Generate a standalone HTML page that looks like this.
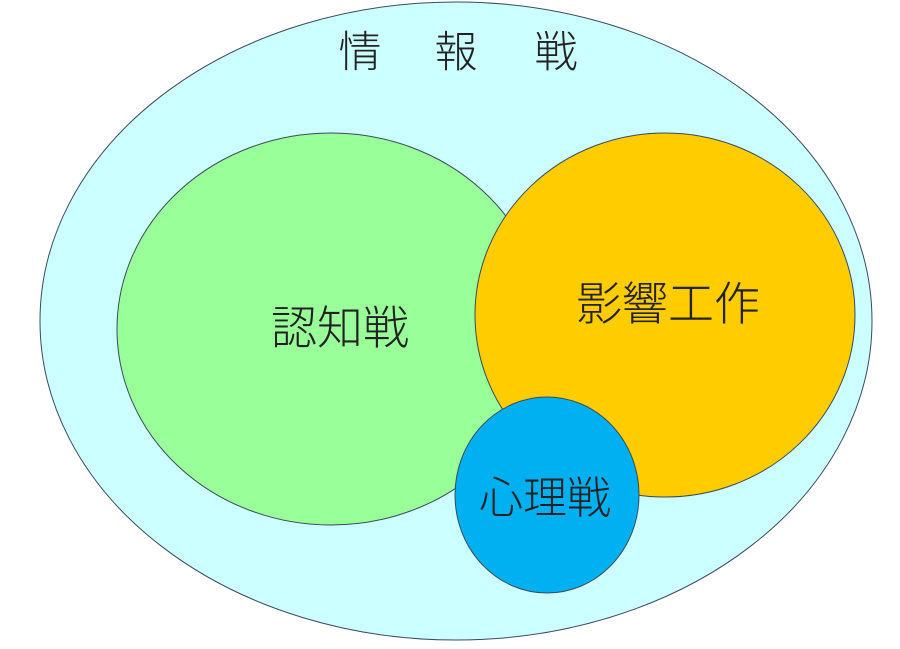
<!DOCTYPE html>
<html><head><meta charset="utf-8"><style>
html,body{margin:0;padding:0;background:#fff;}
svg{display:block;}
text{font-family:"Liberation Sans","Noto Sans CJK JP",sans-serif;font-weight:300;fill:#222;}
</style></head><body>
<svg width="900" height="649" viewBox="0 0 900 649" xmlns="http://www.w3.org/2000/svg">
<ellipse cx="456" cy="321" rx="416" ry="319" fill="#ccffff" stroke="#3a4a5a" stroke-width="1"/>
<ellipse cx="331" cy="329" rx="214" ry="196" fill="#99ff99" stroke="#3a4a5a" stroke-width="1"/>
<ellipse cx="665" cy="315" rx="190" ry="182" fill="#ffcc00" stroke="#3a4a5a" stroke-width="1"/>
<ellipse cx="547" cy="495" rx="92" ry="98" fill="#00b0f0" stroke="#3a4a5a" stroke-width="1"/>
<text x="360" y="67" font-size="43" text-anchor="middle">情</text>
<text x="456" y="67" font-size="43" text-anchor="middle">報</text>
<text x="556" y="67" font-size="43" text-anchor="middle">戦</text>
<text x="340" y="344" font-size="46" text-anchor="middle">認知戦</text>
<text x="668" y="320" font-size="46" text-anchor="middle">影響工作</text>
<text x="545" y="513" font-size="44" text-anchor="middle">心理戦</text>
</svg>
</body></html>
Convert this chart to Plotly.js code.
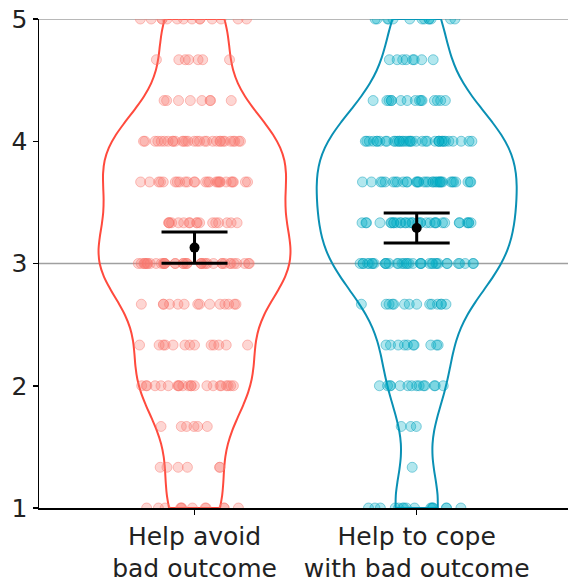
────────
◆ **WRITTEN REQUEST**: Restate the records above in full, word for word. Keep pictures out.

◆ **TASK RESPONSE**:
Generate a standalone HTML page that looks like this.
<!DOCTYPE html>
<html><head><meta charset="utf-8"><style>
html,body{margin:0;padding:0;background:#fff;}
svg{display:block;}
text{font-family:"Liberation Sans","Noto Sans CJK JP",sans-serif;font-weight:300;fill:#222;}
</style></head><body>
<svg width="900" height="649" viewBox="0 0 900 649" xmlns="http://www.w3.org/2000/svg">
<ellipse cx="456" cy="321" rx="416" ry="319" fill="#ccffff" stroke="#3a4a5a" stroke-width="1"/>
<ellipse cx="331" cy="329" rx="214" ry="196" fill="#99ff99" stroke="#3a4a5a" stroke-width="1"/>
<ellipse cx="665" cy="315" rx="190" ry="182" fill="#ffcc00" stroke="#3a4a5a" stroke-width="1"/>
<ellipse cx="547" cy="495" rx="92" ry="98" fill="#00b0f0" stroke="#3a4a5a" stroke-width="1"/>
<text x="360" y="67" font-size="43" text-anchor="middle">情</text>
<text x="456" y="67" font-size="43" text-anchor="middle">報</text>
<text x="556" y="67" font-size="43" text-anchor="middle">戦</text>
<text x="340" y="344" font-size="46" text-anchor="middle">認知戦</text>
<text x="668" y="320" font-size="46" text-anchor="middle">影響工作</text>
<text x="545" y="513" font-size="44" text-anchor="middle">心理戦</text>
</svg>
</body></html>
Convert this chart to Plotly.js code.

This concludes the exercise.